* **The records**:
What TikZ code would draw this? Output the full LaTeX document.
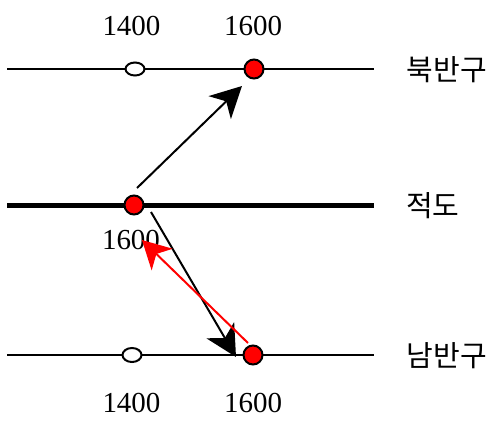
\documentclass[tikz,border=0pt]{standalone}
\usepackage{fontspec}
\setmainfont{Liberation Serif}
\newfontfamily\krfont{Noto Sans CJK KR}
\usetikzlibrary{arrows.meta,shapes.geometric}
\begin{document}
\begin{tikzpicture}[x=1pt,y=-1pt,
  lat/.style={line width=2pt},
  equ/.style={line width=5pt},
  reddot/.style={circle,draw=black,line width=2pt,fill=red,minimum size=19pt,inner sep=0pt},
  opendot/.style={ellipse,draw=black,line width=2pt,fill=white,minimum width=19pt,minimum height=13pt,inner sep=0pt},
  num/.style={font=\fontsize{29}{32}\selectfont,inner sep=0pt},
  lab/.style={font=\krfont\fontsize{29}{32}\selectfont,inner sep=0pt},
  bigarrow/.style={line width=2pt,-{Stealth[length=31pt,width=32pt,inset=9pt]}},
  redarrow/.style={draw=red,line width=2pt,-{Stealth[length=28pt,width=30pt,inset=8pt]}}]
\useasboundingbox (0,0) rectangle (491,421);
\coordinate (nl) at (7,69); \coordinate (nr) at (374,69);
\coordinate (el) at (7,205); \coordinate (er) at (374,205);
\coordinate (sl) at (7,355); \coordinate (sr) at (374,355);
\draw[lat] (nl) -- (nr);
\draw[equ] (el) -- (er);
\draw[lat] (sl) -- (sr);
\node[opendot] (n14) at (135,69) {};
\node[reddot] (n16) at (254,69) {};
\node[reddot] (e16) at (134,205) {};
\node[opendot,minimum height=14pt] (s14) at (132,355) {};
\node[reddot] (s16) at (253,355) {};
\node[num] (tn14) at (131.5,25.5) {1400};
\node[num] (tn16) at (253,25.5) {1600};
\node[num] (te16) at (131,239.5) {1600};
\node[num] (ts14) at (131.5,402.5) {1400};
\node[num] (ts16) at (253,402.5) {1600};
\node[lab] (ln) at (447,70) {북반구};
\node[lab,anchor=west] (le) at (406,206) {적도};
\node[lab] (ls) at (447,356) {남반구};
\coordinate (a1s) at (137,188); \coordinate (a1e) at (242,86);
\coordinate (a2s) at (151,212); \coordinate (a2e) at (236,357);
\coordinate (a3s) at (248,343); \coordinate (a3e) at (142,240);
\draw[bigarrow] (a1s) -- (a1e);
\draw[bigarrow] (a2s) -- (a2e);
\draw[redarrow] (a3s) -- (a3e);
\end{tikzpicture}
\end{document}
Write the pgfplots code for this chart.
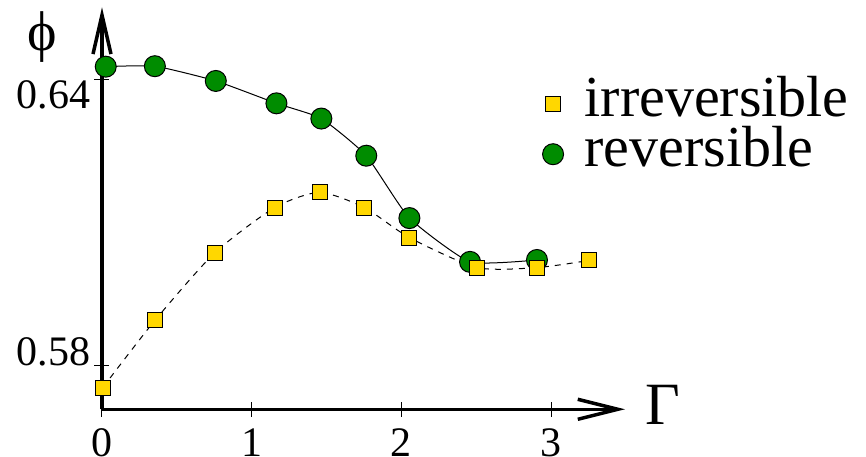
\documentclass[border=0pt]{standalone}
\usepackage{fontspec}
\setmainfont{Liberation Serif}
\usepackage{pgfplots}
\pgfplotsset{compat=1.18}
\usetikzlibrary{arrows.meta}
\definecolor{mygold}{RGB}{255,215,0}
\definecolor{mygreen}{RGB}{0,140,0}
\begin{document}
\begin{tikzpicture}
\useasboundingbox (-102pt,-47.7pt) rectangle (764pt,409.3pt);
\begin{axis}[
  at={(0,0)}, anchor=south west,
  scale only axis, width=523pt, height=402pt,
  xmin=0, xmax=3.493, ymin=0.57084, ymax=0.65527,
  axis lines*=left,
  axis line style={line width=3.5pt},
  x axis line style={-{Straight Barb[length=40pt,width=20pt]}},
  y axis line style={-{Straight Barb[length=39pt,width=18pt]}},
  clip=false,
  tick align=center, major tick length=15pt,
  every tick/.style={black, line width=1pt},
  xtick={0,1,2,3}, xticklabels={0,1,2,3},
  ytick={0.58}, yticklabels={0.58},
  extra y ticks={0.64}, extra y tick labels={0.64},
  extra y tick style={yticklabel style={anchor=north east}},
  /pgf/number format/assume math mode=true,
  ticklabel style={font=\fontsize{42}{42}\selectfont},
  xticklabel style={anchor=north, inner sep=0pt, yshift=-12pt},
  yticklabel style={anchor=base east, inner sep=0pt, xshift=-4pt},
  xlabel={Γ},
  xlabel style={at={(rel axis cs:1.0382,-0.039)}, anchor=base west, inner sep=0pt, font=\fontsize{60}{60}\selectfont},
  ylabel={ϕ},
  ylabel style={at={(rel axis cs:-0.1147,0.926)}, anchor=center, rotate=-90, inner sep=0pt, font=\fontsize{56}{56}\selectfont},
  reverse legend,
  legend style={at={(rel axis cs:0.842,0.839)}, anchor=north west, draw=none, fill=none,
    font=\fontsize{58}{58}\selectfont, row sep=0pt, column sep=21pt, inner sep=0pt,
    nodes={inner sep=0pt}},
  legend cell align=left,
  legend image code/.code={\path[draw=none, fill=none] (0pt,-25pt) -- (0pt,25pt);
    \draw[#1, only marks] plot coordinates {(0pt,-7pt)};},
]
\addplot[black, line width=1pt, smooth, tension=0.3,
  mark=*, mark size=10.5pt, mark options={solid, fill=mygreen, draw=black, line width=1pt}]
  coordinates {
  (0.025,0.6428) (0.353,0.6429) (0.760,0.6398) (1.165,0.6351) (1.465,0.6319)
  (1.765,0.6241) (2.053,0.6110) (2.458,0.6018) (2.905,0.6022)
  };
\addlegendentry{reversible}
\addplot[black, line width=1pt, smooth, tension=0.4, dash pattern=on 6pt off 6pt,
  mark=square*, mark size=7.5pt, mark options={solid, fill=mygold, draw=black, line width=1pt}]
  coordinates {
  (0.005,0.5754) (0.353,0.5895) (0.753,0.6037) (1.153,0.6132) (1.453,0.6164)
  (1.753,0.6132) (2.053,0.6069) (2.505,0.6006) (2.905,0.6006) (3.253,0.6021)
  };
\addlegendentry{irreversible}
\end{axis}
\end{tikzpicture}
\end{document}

* **What is required**: Your copy should hold every record word for word and none of the pictures.

* **Solution to this task**:
What TikZ code would draw this? Output the full LaTeX document.
\documentclass[tikz,border=0pt]{standalone}
\usepackage{fontspec}
\setmainfont{Liberation Serif}
\newfontfamily\krfont{Noto Sans CJK KR}
\usetikzlibrary{arrows.meta,shapes.geometric}
\begin{document}
\begin{tikzpicture}[x=1pt,y=-1pt,
  lat/.style={line width=2pt},
  equ/.style={line width=5pt},
  reddot/.style={circle,draw=black,line width=2pt,fill=red,minimum size=19pt,inner sep=0pt},
  opendot/.style={ellipse,draw=black,line width=2pt,fill=white,minimum width=19pt,minimum height=13pt,inner sep=0pt},
  num/.style={font=\fontsize{29}{32}\selectfont,inner sep=0pt},
  lab/.style={font=\krfont\fontsize{29}{32}\selectfont,inner sep=0pt},
  bigarrow/.style={line width=2pt,-{Stealth[length=31pt,width=32pt,inset=9pt]}},
  redarrow/.style={draw=red,line width=2pt,-{Stealth[length=28pt,width=30pt,inset=8pt]}}]
\useasboundingbox (0,0) rectangle (491,421);
\coordinate (nl) at (7,69); \coordinate (nr) at (374,69);
\coordinate (el) at (7,205); \coordinate (er) at (374,205);
\coordinate (sl) at (7,355); \coordinate (sr) at (374,355);
\draw[lat] (nl) -- (nr);
\draw[equ] (el) -- (er);
\draw[lat] (sl) -- (sr);
\node[opendot] (n14) at (135,69) {};
\node[reddot] (n16) at (254,69) {};
\node[reddot] (e16) at (134,205) {};
\node[opendot,minimum height=14pt] (s14) at (132,355) {};
\node[reddot] (s16) at (253,355) {};
\node[num] (tn14) at (131.5,25.5) {1400};
\node[num] (tn16) at (253,25.5) {1600};
\node[num] (te16) at (131,239.5) {1600};
\node[num] (ts14) at (131.5,402.5) {1400};
\node[num] (ts16) at (253,402.5) {1600};
\node[lab] (ln) at (447,70) {북반구};
\node[lab,anchor=west] (le) at (406,206) {적도};
\node[lab] (ls) at (447,356) {남반구};
\coordinate (a1s) at (137,188); \coordinate (a1e) at (242,86);
\coordinate (a2s) at (151,212); \coordinate (a2e) at (236,357);
\coordinate (a3s) at (248,343); \coordinate (a3e) at (142,240);
\draw[bigarrow] (a1s) -- (a1e);
\draw[bigarrow] (a2s) -- (a2e);
\draw[redarrow] (a3s) -- (a3e);
\end{tikzpicture}
\end{document}
Write the pgfplots code for this chart.
\documentclass[border=0pt]{standalone}
\usepackage{fontspec}
\setmainfont{Liberation Serif}
\usepackage{pgfplots}
\pgfplotsset{compat=1.18}
\usetikzlibrary{arrows.meta}
\definecolor{mygold}{RGB}{255,215,0}
\definecolor{mygreen}{RGB}{0,140,0}
\begin{document}
\begin{tikzpicture}
\useasboundingbox (-102pt,-47.7pt) rectangle (764pt,409.3pt);
\begin{axis}[
  at={(0,0)}, anchor=south west,
  scale only axis, width=523pt, height=402pt,
  xmin=0, xmax=3.493, ymin=0.57084, ymax=0.65527,
  axis lines*=left,
  axis line style={line width=3.5pt},
  x axis line style={-{Straight Barb[length=40pt,width=20pt]}},
  y axis line style={-{Straight Barb[length=39pt,width=18pt]}},
  clip=false,
  tick align=center, major tick length=15pt,
  every tick/.style={black, line width=1pt},
  xtick={0,1,2,3}, xticklabels={0,1,2,3},
  ytick={0.58}, yticklabels={0.58},
  extra y ticks={0.64}, extra y tick labels={0.64},
  extra y tick style={yticklabel style={anchor=north east}},
  /pgf/number format/assume math mode=true,
  ticklabel style={font=\fontsize{42}{42}\selectfont},
  xticklabel style={anchor=north, inner sep=0pt, yshift=-12pt},
  yticklabel style={anchor=base east, inner sep=0pt, xshift=-4pt},
  xlabel={Γ},
  xlabel style={at={(rel axis cs:1.0382,-0.039)}, anchor=base west, inner sep=0pt, font=\fontsize{60}{60}\selectfont},
  ylabel={ϕ},
  ylabel style={at={(rel axis cs:-0.1147,0.926)}, anchor=center, rotate=-90, inner sep=0pt, font=\fontsize{56}{56}\selectfont},
  reverse legend,
  legend style={at={(rel axis cs:0.842,0.839)}, anchor=north west, draw=none, fill=none,
    font=\fontsize{58}{58}\selectfont, row sep=0pt, column sep=21pt, inner sep=0pt,
    nodes={inner sep=0pt}},
  legend cell align=left,
  legend image code/.code={\path[draw=none, fill=none] (0pt,-25pt) -- (0pt,25pt);
    \draw[#1, only marks] plot coordinates {(0pt,-7pt)};},
]
\addplot[black, line width=1pt, smooth, tension=0.3,
  mark=*, mark size=10.5pt, mark options={solid, fill=mygreen, draw=black, line width=1pt}]
  coordinates {
  (0.025,0.6428) (0.353,0.6429) (0.760,0.6398) (1.165,0.6351) (1.465,0.6319)
  (1.765,0.6241) (2.053,0.6110) (2.458,0.6018) (2.905,0.6022)
  };
\addlegendentry{reversible}
\addplot[black, line width=1pt, smooth, tension=0.4, dash pattern=on 6pt off 6pt,
  mark=square*, mark size=7.5pt, mark options={solid, fill=mygold, draw=black, line width=1pt}]
  coordinates {
  (0.005,0.5754) (0.353,0.5895) (0.753,0.6037) (1.153,0.6132) (1.453,0.6164)
  (1.753,0.6132) (2.053,0.6069) (2.505,0.6006) (2.905,0.6006) (3.253,0.6021)
  };
\addlegendentry{irreversible}
\end{axis}
\end{tikzpicture}
\end{document}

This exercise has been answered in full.